**Work to be completed**
Where a line in the listing below contains the word "React", copy that line.

**Dataset extract**
=====

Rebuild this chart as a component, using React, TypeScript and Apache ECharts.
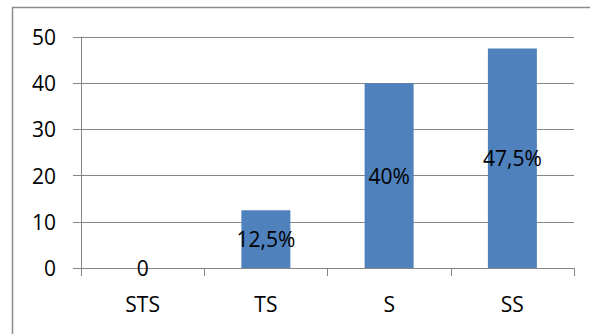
import React, { useEffect, useRef } from "react";
import * as echarts from "echarts";

const categories = ["STS", "TS", "S", "SS"];
const values = [0, 12.5, 40, 47.5];
const valueLabels = ["0", "12,5%", "40%", "47,5%"];
const yTicks = { min: 0, max: 50, interval: 10 };

export default function App() {
  const ref = useRef<HTMLDivElement>(null);
  useEffect(() => {
    if (!ref.current) return;
    const chart = echarts.init(ref.current, null, { renderer: "svg" });
    const font = "Open Sans";
    const axisColor = "#868686";
    chart.setOption({
      animation: false,
      backgroundColor: "#ffffff",
      textStyle: { fontFamily: font },
      grid: { left: 81, right: 16, top: 37, bottom: 66, containLabel: false },
      graphic: [
        { type: "line", shape: { x1: 12, y1: 7.5, x2: 600, y2: 7.5 }, style: { stroke: "#8c8c8c", lineWidth: 1.5 } },
        { type: "line", shape: { x1: 12.5, y1: 7, x2: 12.5, y2: 340 }, style: { stroke: "#8c8c8c", lineWidth: 1.5 } },
      ],
      xAxis: {
        type: "category",
        data: categories,
        axisLine: { show: true, lineStyle: { color: axisColor, width: 1 } },
        axisTick: { show: true, length: 8, lineStyle: { color: axisColor } },
        axisLabel: { color: "#000", fontSize: 21, fontFamily: font, margin: 25 },
      },
      yAxis: {
        type: "value",
        min: yTicks.min,
        max: yTicks.max,
        interval: yTicks.interval,
        axisLine: { show: true, lineStyle: { color: axisColor, width: 1 } },
        axisTick: { show: true, length: 8, lineStyle: { color: axisColor } },
        axisLabel: { color: "#000", fontSize: 21, fontFamily: font, margin: 25 },
        splitLine: { show: true, lineStyle: { color: axisColor, width: 1 } },
      },
      series: [
        {
          type: "bar",
          data: values,
          barWidth: 49,
          itemStyle: { color: "#4F81BD", borderWidth: 0 },
          label: {
            show: true,
            position: "inside",
            color: "#000",
            fontSize: 21,
            fontFamily: font,
            formatter: (p: any) => valueLabels[p.dataIndex],
          },
        },
      ],
    });
    return () => chart.dispose();
  }, []);
  return (
    <div
      ref={ref}
      style={{ position: "fixed", left: 0, top: 0, width: 590, height: 334 }}
    />
  );
}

=====

**The reply**
Rebuild this chart as a component, using React, TypeScript and Apache ECharts.
import React, { useEffect, useRef } from "react";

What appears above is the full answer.